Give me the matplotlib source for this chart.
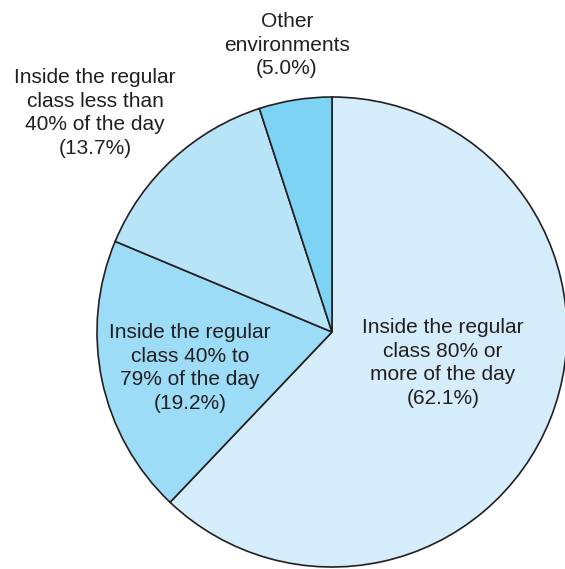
import matplotlib.pyplot as plt

plt.rcParams['font.family'] = ['Liberation Sans', 'DejaVu Sans']

labels = [
    'Inside the regular\nclass 80% or\nmore of the day\n(62.1%)',
    'Inside the regular\nclass 40% to\n79% of the day\n(19.2%)',
    'Inside the regular\nclass less than\n40% of the day\n(13.7%)',
    'Other\nenvironments\n(5.0%)',
]
shares = [62.1, 19.2, 13.7, 5.0]
colors = ['#d5ecfa', '#9ddcf7', '#b8e4f8', '#7dd3f4']
# label centres in pixel coordinates (x, y from top)
label_pos = [(443, 363), (190, 368), (95, 113), (287, 45)]

W, H = 565, 569
fig = plt.figure(figsize=(W / 100, H / 100), dpi=100)
ax = fig.add_axes([0, 0, 1, 1])

ax.pie(shares, colors=colors, startangle=90, counterclock=False,
       center=(332, H - 332), radius=235, frame=True,
       wedgeprops=dict(edgecolor='#231f20', linewidth=1.2))
ax.set_xlim(0, W)
ax.set_ylim(0, H)
ax.axis('off')

for text, (x, y) in zip(labels, label_pos):
    ax.text(x, H - y, text, ha='center', va='center', fontsize=15,
            color='#231f20', linespacing=1.33)

fig.savefig('out.png', dpi=100)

===============

> [Written problem]:
Copy out each line word for word, please, skipping the images.

> [Answer to this problem]:
Give me the matplotlib source for this chart.
import matplotlib.pyplot as plt

plt.rcParams['font.family'] = ['Liberation Sans', 'DejaVu Sans']

labels = [
    'Inside the regular\nclass 80% or\nmore of the day\n(62.1%)',
    'Inside the regular\nclass 40% to\n79% of the day\n(19.2%)',
    'Inside the regular\nclass less than\n40% of the day\n(13.7%)',
    'Other\nenvironments\n(5.0%)',
]
shares = [62.1, 19.2, 13.7, 5.0]
colors = ['#d5ecfa', '#9ddcf7', '#b8e4f8', '#7dd3f4']
# label centres in pixel coordinates (x, y from top)
label_pos = [(443, 363), (190, 368), (95, 113), (287, 45)]

W, H = 565, 569
fig = plt.figure(figsize=(W / 100, H / 100), dpi=100)
ax = fig.add_axes([0, 0, 1, 1])

ax.pie(shares, colors=colors, startangle=90, counterclock=False,
       center=(332, H - 332), radius=235, frame=True,
       wedgeprops=dict(edgecolor='#231f20', linewidth=1.2))
ax.set_xlim(0, W)
ax.set_ylim(0, H)
ax.axis('off')

for text, (x, y) in zip(labels, label_pos):
    ax.text(x, H - y, text, ha='center', va='center', fontsize=15,
            color='#231f20', linespacing=1.33)

fig.savefig('out.png', dpi=100)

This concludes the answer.